Exercise materials:
......

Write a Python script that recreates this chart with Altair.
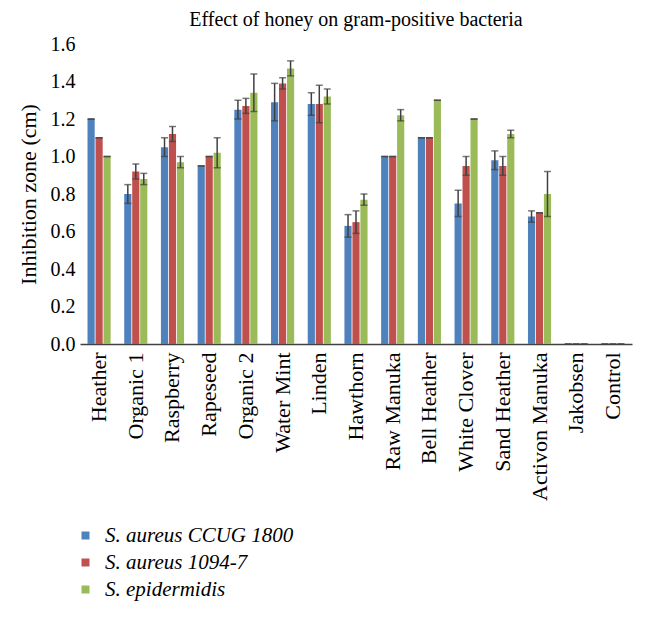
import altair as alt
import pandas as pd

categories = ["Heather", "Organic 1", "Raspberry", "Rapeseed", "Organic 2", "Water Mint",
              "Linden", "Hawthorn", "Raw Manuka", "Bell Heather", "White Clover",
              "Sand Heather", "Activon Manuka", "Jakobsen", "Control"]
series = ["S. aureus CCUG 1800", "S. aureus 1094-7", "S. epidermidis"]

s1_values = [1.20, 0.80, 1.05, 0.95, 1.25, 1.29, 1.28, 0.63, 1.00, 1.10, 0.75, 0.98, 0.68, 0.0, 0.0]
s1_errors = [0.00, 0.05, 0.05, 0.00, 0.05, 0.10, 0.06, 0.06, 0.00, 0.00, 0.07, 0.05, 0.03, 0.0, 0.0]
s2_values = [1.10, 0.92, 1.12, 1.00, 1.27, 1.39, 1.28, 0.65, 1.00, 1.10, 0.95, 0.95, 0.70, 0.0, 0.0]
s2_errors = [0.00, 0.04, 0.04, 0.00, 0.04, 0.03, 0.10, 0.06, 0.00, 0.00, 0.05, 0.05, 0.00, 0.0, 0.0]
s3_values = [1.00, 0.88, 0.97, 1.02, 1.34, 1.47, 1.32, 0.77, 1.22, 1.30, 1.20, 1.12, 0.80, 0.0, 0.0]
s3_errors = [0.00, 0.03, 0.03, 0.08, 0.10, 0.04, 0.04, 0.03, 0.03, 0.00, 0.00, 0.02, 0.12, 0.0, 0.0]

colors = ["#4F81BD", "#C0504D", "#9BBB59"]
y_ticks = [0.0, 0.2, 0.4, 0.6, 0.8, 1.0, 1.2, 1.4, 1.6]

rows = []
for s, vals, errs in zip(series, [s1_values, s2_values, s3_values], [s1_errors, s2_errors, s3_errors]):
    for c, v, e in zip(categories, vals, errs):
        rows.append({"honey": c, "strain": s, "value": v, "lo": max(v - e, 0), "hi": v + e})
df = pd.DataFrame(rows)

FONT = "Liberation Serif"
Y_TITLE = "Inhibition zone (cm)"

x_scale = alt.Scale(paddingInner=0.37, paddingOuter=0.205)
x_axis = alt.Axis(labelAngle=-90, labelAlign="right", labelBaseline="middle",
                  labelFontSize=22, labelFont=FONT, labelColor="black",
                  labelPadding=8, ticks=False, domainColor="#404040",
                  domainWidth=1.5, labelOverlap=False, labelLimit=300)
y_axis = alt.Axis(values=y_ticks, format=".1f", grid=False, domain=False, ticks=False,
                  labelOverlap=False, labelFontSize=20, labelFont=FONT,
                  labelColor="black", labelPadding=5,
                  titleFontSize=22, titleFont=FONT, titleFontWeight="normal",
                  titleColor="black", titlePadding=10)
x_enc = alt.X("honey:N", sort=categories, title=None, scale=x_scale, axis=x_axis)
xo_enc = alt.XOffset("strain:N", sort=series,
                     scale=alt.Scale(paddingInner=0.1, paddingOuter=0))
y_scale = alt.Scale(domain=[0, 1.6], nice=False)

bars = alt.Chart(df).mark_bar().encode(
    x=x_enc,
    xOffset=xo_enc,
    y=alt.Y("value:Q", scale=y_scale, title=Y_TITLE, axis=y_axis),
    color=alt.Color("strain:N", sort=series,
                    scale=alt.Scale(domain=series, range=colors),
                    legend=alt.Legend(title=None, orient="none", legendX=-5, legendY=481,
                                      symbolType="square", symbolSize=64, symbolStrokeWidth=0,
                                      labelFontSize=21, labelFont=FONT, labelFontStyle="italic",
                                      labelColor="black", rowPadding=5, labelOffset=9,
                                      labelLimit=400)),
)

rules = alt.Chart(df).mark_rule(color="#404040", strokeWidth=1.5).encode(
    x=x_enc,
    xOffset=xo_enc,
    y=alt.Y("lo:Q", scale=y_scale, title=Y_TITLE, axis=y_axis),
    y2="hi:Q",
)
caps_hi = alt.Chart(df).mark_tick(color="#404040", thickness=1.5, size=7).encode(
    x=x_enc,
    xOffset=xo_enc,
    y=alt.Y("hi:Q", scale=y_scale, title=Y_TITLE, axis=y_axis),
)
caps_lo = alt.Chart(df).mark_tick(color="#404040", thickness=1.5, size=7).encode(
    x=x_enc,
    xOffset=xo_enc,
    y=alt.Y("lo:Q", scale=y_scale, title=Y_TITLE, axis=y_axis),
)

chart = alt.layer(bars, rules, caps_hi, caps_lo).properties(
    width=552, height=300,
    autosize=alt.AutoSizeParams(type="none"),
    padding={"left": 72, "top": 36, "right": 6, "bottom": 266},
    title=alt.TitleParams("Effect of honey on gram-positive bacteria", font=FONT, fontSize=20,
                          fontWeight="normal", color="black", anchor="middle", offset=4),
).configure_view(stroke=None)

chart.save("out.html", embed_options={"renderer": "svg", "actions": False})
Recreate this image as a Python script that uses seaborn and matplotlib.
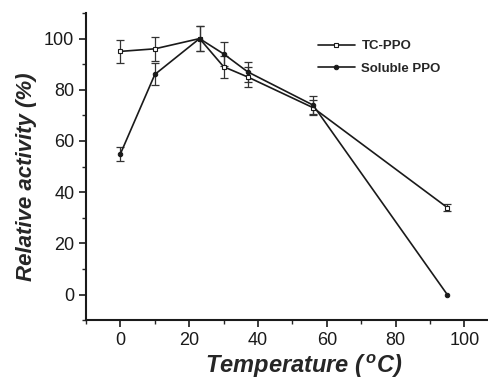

......

Short task:
Identify and copy all lines with the word "script".

Answer to this problem:
Write a Python script that recreates this chart with Altair.
Recreate this image as a Python script that uses seaborn and matplotlib.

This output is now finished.